Salekhard acquired its name only in 1933; the word derives from “Sale-Khard”, in Nenets language, meaning “settlement on a promontory".

Nenets meeting in traditional clothes.

The Nenets are the native people of the Yamal /Nenets region, and one of the largest native communities in Russia, also called 'Samoyeds' - a nomadic people who used to live by herding reindeer and are close to the Scandinavia's Sami (or 'Lapps').

Church of St Peter and St Paul.

Designed by German architect Gottlieb Zinke, it was completed in 1894 and was then the only stone (brick) building in town.

Built on permafrost, the foundations and the thermal insulation were difficult to deal with at the time. The polar temple's golden dome is visible from far in the taïga.

Pouring warm light in the frosty polar night.

Obdorsk Ostrog 

Obdorsk Ostrog

Obdorsk Fortress is the remains of the first Russian settlement in Siberia. The fortress was a small quadrangle, with two observation towers.

Inside, the Vasilyevskaya church, made of wood, from 1602.

Somehow, this is the 'Salekhard Kremlin'.

Obdorskij Ostrog was under restoration, and opened in September 2006 in its historic location.

The Theater 501

From the 20th century, under soviet regime, this unusual wooden building is one of the city's historic houses; it was meant to cheer up the troops and the railway workers, mainly with popular comedy. It is situated at Ul. Respubliki, the main street.

The name '501' derives from Gulag 501, the camp where the prisoners who built the railroad lived.

The Salekhard-Igarka Railway

In the early 1950s, Salekhard was one of the main base stations for the construction of the infamous Salekhard–Igarka Railway, to complete the connection of Murmansk and Arckangelsk to Chukotka in the far-east.

Essentially, this was a make-work project for approximately 60 -120 000 labourers (mostly political prisoners).

The planned 1 297 km railway was to be part of a transcontinental rail link across northern Siberia to transform the region.

One gulag camp would build eastward from Salekhard (gulag 501) ; another (gulag 502) would move westward from Igarka. A permanent rail line so far north makes no sense, as new tracks became embedded in permafrost or damaged by frost heaving.

The conditions for the labourers were almost beyond comprehension: everything was built by hand with very little and basic equipment.
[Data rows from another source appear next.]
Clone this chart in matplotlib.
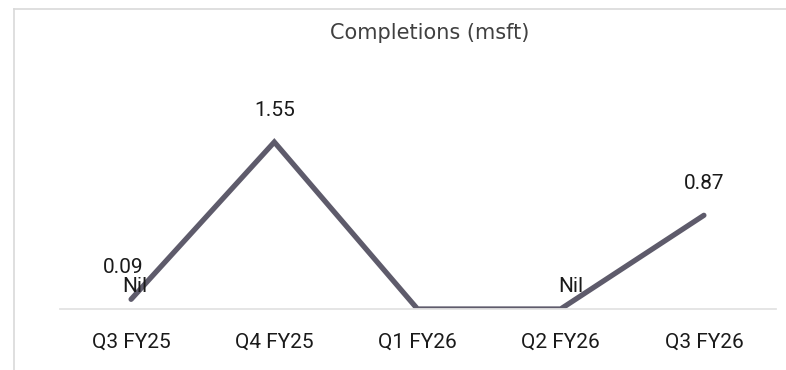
import matplotlib.pyplot as plt
from matplotlib.lines import Line2D

# Données : surfaces livrées par trimestre (millions de sq ft)
trimestres = ["Q3 FY25", "Q4 FY25", "Q1 FY26", "Q2 FY26", "Q3 FY26"]
livraisons = [0.09, 1.55, 0.0, 0.0, 0.87]
etiquettes = ["0.09", "1.55", "", "", "0.87"]

# Étiquettes "Nil" placées à part, comme dans le rapport
nil_positions = [0, 3]
nil_decalages = [(3, 9), (7, 16)]

couleur_ligne = "#5E5B6B"
couleur_texte = "#1a1a1a"
taille = 15

fig = plt.figure(figsize=(7.86, 3.70), dpi=100)
ax = fig.add_axes([59.5 / 786, 61 / 370, 716 / 786, 269.25 / 370])

x = list(range(len(trimestres)))
ax.plot(x, livraisons, color=couleur_ligne, linewidth=3.8, solid_capstyle="round",
        solid_joinstyle="miter")

for i, (v, lab) in enumerate(zip(livraisons, etiquettes)):
    if not lab:
        continue
    dx = -6 if i == 0 else 0
    ax.annotate(lab, (i, v), xytext=(dx, 23), textcoords="offset points",
                ha="center", va="center", fontsize=taille, family="Roboto",
                color=couleur_texte)

for i, (dx, dy) in zip(nil_positions, nil_decalages):
    ax.annotate("Nil", (i, livraisons[i]), xytext=(dx, dy), textcoords="offset points",
                ha="center", va="center", fontsize=taille, family="Roboto",
                color=couleur_texte)

ax.set_xlim(-0.5, len(trimestres) - 0.5)
ax.set_ylim(0, 2.5)
ax.set_xticks(x)
ax.set_xticklabels(trimestres, fontsize=taille, family="Roboto", color=couleur_texte)
ax.tick_params(axis="x", length=0, pad=17)
ax.set_yticks([])
for cote in ["top", "right", "left"]:
    ax.spines[cote].set_visible(False)
ax.spines["bottom"].set_color("#e3e3e3")
ax.spines["bottom"].set_linewidth(1.3)
ax.set_zorder(2)

fig.text(430 / 786, 1 - 33 / 370, "Completions (msft)", ha="center", va="center",
         fontsize=15, family="DejaVu Sans", color="#404040")

# Cadre gris clair autour du graphique
fig.add_artist(Line2D([14 / 786, 14 / 786], [0, 1 - 9 / 370], color="#d9d9d9",
                      linewidth=1.2, transform=fig.transFigure))
fig.add_artist(Line2D([14 / 786, 1], [1 - 9 / 370, 1 - 9 / 370], color="#d9d9d9",
                      linewidth=1.2, transform=fig.transFigure))

fig.savefig("out.png", dpi=100)
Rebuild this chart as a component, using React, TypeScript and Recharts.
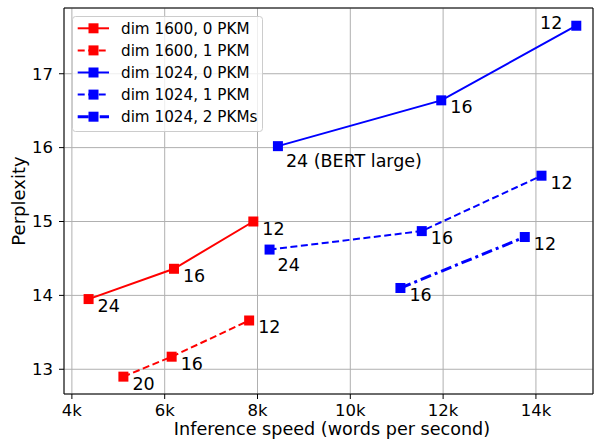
import React from 'react';
import { LineChart, Line, XAxis, YAxis, CartesianGrid, ReferenceLine, LabelList, Label } from 'recharts';

// ---- data ----
const speed1600pkm0 = [4360, 6200, 7910];
const ppl1600pkm0 = [13.95, 14.36, 15.0];
const layers1600pkm0 = ['24', '16', '12'];

const speed1600pkm1 = [5110, 6150, 7820];
const ppl1600pkm1 = [12.9, 13.17, 13.66];
const layers1600pkm1 = ['20', '16', '12'];

const speed1024pkm0 = [8440, 11960, 14870];
const ppl1024pkm0 = [16.02, 16.64, 17.65];
const layers1024pkm0 = ['24 (BERT large)', '16', '12'];

const speed1024pkm1 = [8260, 11540, 14120];
const ppl1024pkm1 = [14.62, 14.87, 15.62];
const layers1024pkm1 = ['24', '16', '12'];

const speed1024pkm2 = [11080, 13760];
const ppl1024pkm2 = [14.1, 14.79];
const layers1024pkm2 = ['16', '12'];

const seriesNames = ['dim 1600, 0 PKM', 'dim 1600, 1 PKM', 'dim 1024, 0 PKM', 'dim 1024, 1 PKM', 'dim 1024, 2 PKMs'];
const xTicks = [4000, 6000, 8000, 10000, 12000, 14000];
const yTicks = [13, 14, 15, 16, 17];

const X_DOMAIN: [number, number] = [3830, 15230];
const Y_DOMAIN: [number, number] = [12.665, 17.89];

const build = (xs: number[], ys: number[], ls: string[]) => xs.map((x, i) => ({ x, y: ys[i], layer: ls[i] }));

const RED = '#ff0000';
const BLUE = '#0000ff';
const FONT = 'DejaVu Sans, sans-serif';

const series = [
  { name: seriesNames[0], data: build(speed1600pkm0, ppl1600pkm0, layers1600pkm0), color: RED, dash: undefined as string | undefined, width: 2 },
  { name: seriesNames[1], data: build(speed1600pkm1, ppl1600pkm1, layers1600pkm1), color: RED, dash: '7 3.5', width: 2 },
  { name: seriesNames[2], data: build(speed1024pkm0, ppl1024pkm0, layers1024pkm0), color: BLUE, dash: undefined, width: 2 },
  { name: seriesNames[3], data: build(speed1024pkm1, ppl1024pkm1, layers1024pkm1), color: BLUE, dash: '7 3.5', width: 2 },
  { name: seriesNames[4], data: build(speed1024pkm2, ppl1024pkm2, layers1024pkm2), color: BLUE, dash: '11 4 3 4', width: 3 },
];

// label placement: default lower-right; a few exceptions
const placement = (si: number, idx: number) => {
  if (si === 2 && idx === 2) return { dx: -14, dy: 3, anchor: 'end' };
  if ((si === 2 || si === 3) && idx === 0) return { dx: 8, dy: 21, anchor: 'start' };
  return { dx: 9, dy: 13, anchor: 'start' };
};

const makeLabel = (si: number) => (props: any) => {
  const { x, y, value, index } = props;
  const p = placement(si, index);
  return (
    <text key={`lbl-${si}-${index}`} x={x + p.dx} y={y + p.dy} textAnchor={p.anchor} fontSize={17.5} fontFamily={FONT} fill="#000">
      {value}
    </text>
  );
};

const makeDot = (color: string) => (props: any) => {
  const { cx, cy, index } = props;
  return <rect key={`dot-${color}-${index}-${cx}`} x={cx - 5} y={cy - 5} width={10} height={10} fill={color} />;
};

const LegendOverlay = () => (
  <svg width={594} height={440} style={{ position: 'absolute', left: 0, top: 0, pointerEvents: 'none' }}>
    <rect x={72.5} y={16.5} width={190} height={115} rx={3} fill="#ffffff" fillOpacity={0.8} stroke="#cccccc" strokeWidth={1} />
    {series.map((s, i) => {
      const cy = 28.3 + i * 22.1;
      return (
        <g key={s.name}>
          <line x1={77.7} x2={109} y1={cy} y2={cy} stroke={s.color} strokeWidth={s.width} strokeDasharray={s.dash} />
          <rect x={88.5} y={cy - 5} width={10} height={10} fill={s.color} />
          <text x={121} y={cy + 5.5} fontSize={15.2} fontFamily={FONT} fill="#000">{s.name}</text>
        </g>
      );
    })}
  </svg>
);

export default function App() {
  return (
    <div style={{ position: 'absolute', left: 0, top: 0, width: 594, height: 440, background: '#fff' }}>
      <LineChart width={594} height={440} margin={{ top: 8, right: 1, left: 0, bottom: 0 }}>
        <CartesianGrid stroke="#b0b0b0" strokeWidth={1} />
        <XAxis
          type="number"
          dataKey="x"
          domain={X_DOMAIN}
          allowDataOverflow
          ticks={xTicks}
          tickFormatter={(v: number) => `${v / 1000}k`}
          height={46}
          tickSize={5}
          tickMargin={5}
          stroke="#000"
          tick={{ fill: '#000', fontSize: 16.5, fontFamily: FONT }}
        >
          <Label
            content={() => (
              <text x={332} y={435.3} textAnchor="middle" fontSize={17.6} fontFamily={FONT} fill="#000">
                Inference speed (words per second)
              </text>
            )}
          />
        </XAxis>
        <YAxis
          type="number"
          dataKey="y"
          domain={Y_DOMAIN}
          allowDataOverflow
          ticks={yTicks}
          width={64}
          tickSize={5}
          tickMargin={6}
          stroke="#000"
          tick={{ fill: '#000', fontSize: 16.5, fontFamily: FONT }}
        >
          <Label
            content={() => (
              <text x={25} y={201} transform="rotate(-90 25 201)" textAnchor="middle" fontSize={18} fontFamily={FONT} fill="#000">
                Perplexity
              </text>
            )}
          />
        </YAxis>
        <ReferenceLine y={Y_DOMAIN[1]} stroke="#000" strokeWidth={1} />
        <ReferenceLine x={X_DOMAIN[1]} stroke="#000" strokeWidth={1} />
        {series.map((s, si) => (
          <Line
            key={s.name}
            data={s.data}
            dataKey="y"
            name={s.name}
            type="linear"
            stroke={s.color}
            strokeWidth={s.width}
            strokeDasharray={s.dash}
            dot={makeDot(s.color)}
            activeDot={false}
            isAnimationActive={false}
          >
            <LabelList dataKey="layer" content={makeLabel(si)} />
          </Line>
        ))}
      </LineChart>
      <LegendOverlay />
    </div>
  );
}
The rail lines themselves were not reinforced to deal with the permafrost in any way.

In summer, the marshes and swamps prevalent in the area gave rise to millions of mosquitoes, gnats, and parasites. Come winter, temperatures often plummeted to -60°C, and blizzards struck down many of the workers.

This allowed nature to destroy and reclaim much of what had been constructed in the tundra rather easily. Today, the remains of the railway are slowly fading back into the taiga; bridges, camps and empty villages have fallen into decay.

And Salekhard finally has a rail connection to the main network. In a civilized and clever manner.

Russian train passing the Euope-Asia border.

Crossing the wide Ob's estuary, usually frozen in winter, is now also possible by hovercraft (ACV). It's the only way to reach the railway station at Labytnangi, on the opposite bank. With the Ob free of ice, the crossing is easier, by ferry.

The new railway station Labytinangi-Salekhard. If it's not huge, it's not Russian.

Monument to Parallel 66, the arctic circle.

The Fakel ('Torch') bridge, symbol of the Gas industry wealth, has a panoramic restaurant on the top.